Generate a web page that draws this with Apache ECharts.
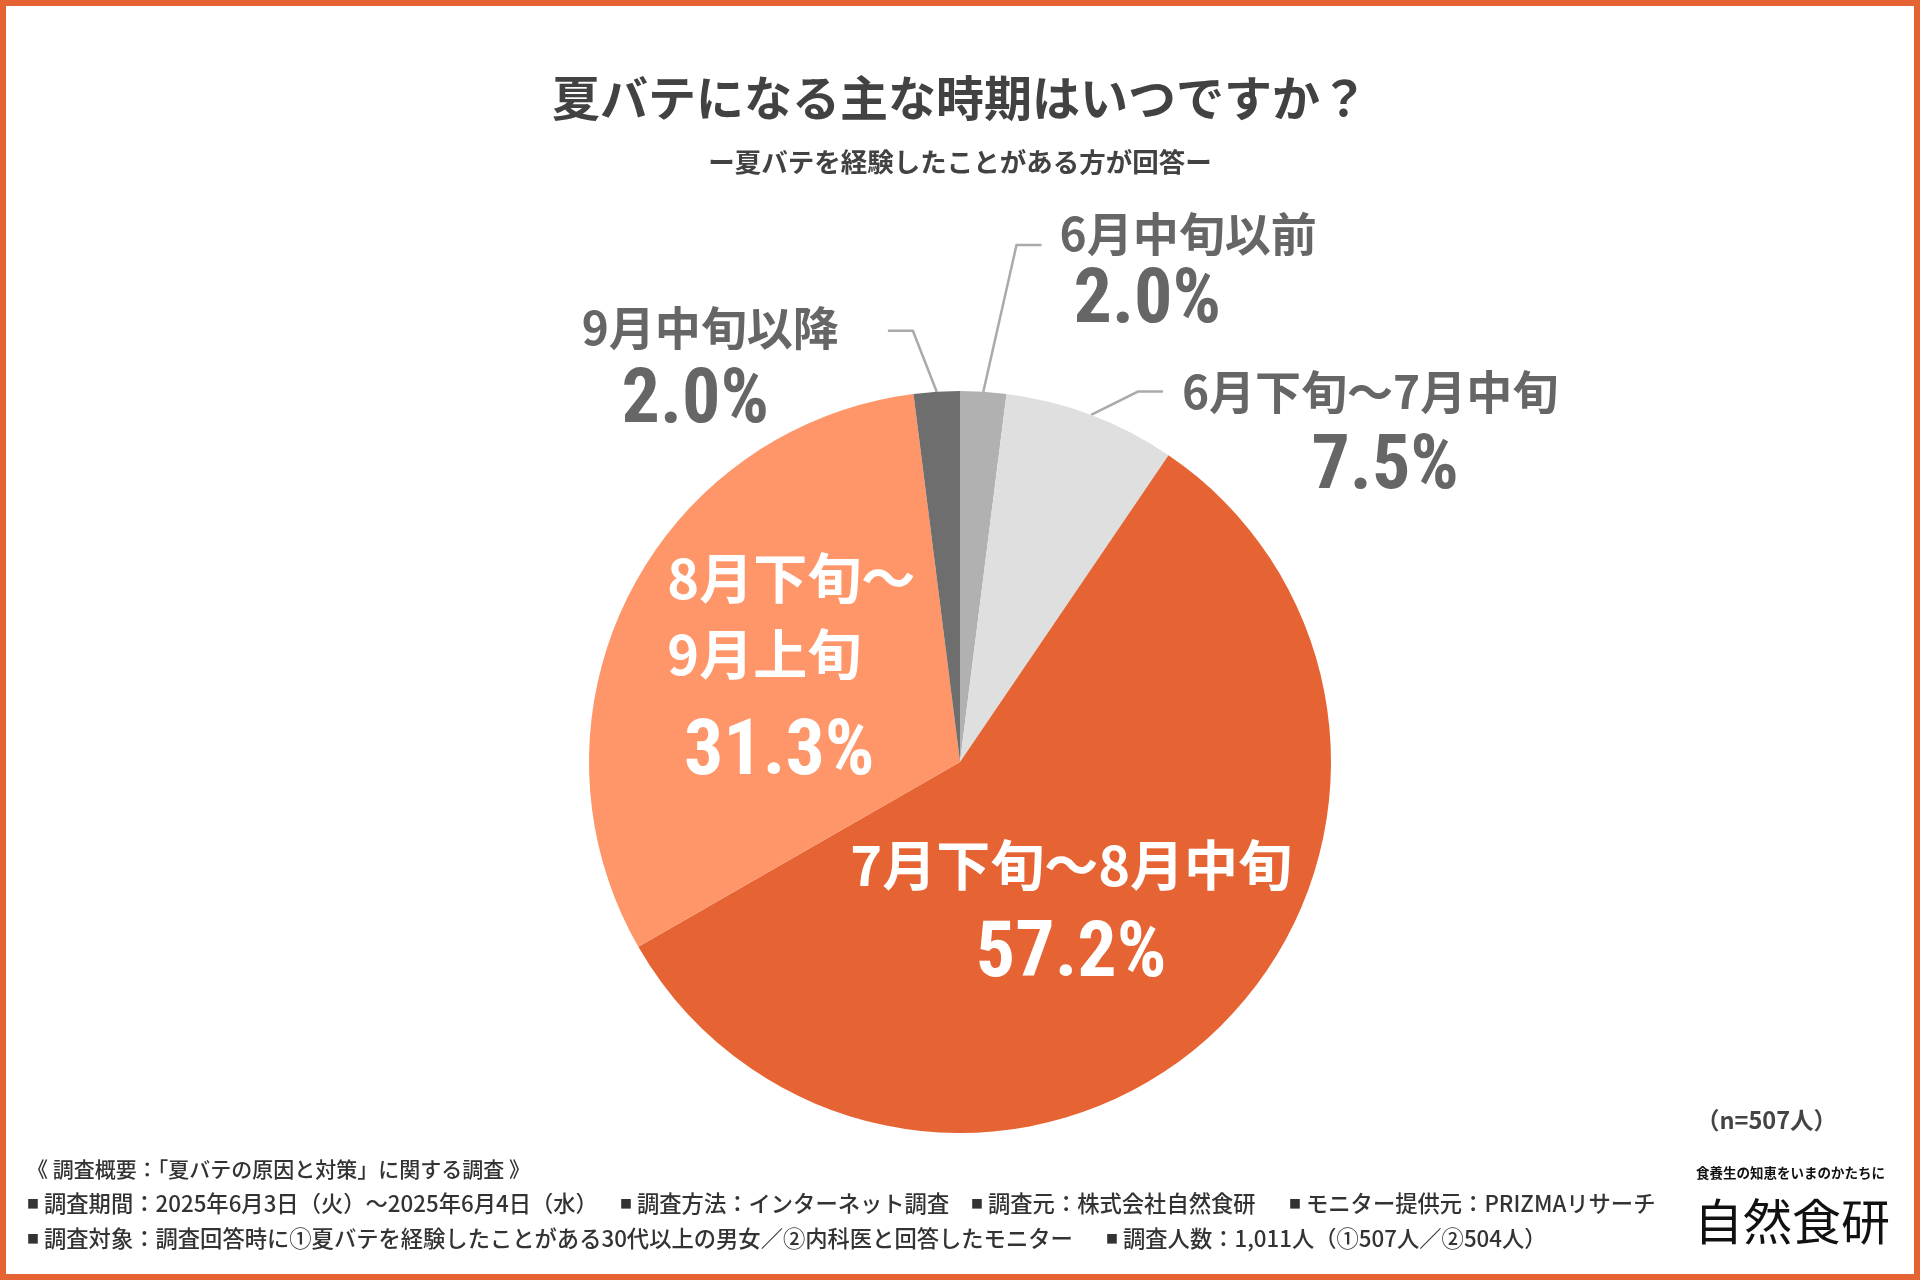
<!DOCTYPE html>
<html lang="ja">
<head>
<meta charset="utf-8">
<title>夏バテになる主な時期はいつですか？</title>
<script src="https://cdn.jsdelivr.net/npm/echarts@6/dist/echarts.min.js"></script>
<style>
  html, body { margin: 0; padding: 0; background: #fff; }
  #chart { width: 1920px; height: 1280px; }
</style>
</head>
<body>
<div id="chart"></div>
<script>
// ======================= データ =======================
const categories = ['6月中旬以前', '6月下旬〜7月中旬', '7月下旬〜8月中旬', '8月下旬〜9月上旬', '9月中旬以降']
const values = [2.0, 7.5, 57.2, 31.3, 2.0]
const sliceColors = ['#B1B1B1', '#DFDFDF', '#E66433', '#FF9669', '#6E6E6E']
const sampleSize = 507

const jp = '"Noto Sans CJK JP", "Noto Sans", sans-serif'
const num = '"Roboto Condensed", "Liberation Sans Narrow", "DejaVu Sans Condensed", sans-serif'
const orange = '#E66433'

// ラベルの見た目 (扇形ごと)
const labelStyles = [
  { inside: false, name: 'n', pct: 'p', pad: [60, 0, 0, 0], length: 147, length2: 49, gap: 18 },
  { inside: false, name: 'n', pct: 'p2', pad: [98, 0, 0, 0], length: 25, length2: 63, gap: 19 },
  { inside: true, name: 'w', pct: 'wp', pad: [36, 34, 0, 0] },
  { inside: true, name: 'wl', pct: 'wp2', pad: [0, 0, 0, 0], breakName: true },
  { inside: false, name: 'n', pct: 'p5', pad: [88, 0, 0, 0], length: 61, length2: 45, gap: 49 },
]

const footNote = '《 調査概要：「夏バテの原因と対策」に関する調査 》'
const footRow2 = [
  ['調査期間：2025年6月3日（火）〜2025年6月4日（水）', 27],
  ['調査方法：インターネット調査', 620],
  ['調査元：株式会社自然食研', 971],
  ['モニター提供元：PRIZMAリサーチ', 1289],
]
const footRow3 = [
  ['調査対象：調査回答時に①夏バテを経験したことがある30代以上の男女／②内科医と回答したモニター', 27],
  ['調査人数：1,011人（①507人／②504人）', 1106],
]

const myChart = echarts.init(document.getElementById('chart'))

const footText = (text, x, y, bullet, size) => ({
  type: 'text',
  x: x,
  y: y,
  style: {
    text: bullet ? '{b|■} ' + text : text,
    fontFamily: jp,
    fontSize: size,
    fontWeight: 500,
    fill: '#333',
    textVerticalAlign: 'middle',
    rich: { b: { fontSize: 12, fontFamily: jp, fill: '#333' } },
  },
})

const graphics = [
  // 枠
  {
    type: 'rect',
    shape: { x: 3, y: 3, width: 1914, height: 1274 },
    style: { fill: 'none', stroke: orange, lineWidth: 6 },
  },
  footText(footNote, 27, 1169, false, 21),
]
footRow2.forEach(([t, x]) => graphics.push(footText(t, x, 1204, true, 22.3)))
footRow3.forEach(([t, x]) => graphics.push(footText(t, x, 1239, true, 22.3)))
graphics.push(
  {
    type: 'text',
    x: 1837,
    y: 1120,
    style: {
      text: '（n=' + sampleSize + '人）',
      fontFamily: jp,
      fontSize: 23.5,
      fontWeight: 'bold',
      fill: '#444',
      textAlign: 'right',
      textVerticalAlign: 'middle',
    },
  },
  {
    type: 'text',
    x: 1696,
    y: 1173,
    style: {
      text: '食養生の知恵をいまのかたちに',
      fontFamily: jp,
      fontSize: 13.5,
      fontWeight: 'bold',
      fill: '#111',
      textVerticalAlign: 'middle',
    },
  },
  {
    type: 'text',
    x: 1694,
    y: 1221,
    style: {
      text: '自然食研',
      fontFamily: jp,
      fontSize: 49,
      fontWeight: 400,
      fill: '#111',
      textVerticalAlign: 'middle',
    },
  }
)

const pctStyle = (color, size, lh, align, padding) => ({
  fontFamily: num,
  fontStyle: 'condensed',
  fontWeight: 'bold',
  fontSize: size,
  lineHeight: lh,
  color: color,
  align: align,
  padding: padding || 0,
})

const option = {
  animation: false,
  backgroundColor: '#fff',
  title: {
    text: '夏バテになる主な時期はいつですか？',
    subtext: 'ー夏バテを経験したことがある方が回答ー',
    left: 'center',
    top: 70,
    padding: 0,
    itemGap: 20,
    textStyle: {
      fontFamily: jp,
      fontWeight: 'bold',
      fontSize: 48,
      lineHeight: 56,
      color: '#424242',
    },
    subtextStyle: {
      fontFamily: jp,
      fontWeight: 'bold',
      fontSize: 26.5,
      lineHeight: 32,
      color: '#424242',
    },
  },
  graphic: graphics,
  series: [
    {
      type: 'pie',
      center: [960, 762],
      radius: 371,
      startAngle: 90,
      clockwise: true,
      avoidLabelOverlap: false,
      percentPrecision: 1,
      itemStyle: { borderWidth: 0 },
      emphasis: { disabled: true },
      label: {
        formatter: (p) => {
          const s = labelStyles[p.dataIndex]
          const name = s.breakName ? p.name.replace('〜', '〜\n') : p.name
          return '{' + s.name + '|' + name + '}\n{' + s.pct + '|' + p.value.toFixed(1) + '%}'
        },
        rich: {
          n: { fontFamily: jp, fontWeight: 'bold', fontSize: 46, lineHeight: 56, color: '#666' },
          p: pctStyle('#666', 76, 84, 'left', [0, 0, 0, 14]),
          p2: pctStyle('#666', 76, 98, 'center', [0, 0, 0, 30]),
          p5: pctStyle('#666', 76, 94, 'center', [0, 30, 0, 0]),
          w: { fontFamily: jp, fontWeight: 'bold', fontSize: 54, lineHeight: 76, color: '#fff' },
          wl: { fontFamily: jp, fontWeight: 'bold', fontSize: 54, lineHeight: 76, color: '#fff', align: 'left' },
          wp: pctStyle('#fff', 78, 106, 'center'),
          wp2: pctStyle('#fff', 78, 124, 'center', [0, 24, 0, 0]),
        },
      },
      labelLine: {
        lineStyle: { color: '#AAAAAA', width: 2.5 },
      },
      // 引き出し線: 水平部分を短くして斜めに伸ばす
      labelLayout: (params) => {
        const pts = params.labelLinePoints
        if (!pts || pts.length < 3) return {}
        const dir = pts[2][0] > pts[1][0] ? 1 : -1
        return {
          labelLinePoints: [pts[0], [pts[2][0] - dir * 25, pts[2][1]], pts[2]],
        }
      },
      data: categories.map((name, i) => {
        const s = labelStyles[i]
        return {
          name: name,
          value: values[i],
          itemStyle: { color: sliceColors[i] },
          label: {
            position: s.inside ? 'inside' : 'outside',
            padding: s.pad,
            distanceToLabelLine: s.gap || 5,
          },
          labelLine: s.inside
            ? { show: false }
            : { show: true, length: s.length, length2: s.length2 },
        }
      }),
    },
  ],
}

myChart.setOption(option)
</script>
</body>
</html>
* * *
→ EXERCISE
Every line from the top of the material above through the line with "const orange = '#E66433'" should be duplicated exactly, please; leave out the pictures.

→ TASK RESULT
Generate a web page that draws this with Apache ECharts.
<!DOCTYPE html>
<html lang="ja">
<head>
<meta charset="utf-8">
<title>夏バテになる主な時期はいつですか？</title>
<script src="https://cdn.jsdelivr.net/npm/echarts@6/dist/echarts.min.js"></script>
<style>
  html, body { margin: 0; padding: 0; background: #fff; }
  #chart { width: 1920px; height: 1280px; }
</style>
</head>
<body>
<div id="chart"></div>
<script>
// ======================= データ =======================
const categories = ['6月中旬以前', '6月下旬〜7月中旬', '7月下旬〜8月中旬', '8月下旬〜9月上旬', '9月中旬以降']
const values = [2.0, 7.5, 57.2, 31.3, 2.0]
const sliceColors = ['#B1B1B1', '#DFDFDF', '#E66433', '#FF9669', '#6E6E6E']
const sampleSize = 507

const jp = '"Noto Sans CJK JP", "Noto Sans", sans-serif'
const num = '"Roboto Condensed", "Liberation Sans Narrow", "DejaVu Sans Condensed", sans-serif'
const orange = '#E66433'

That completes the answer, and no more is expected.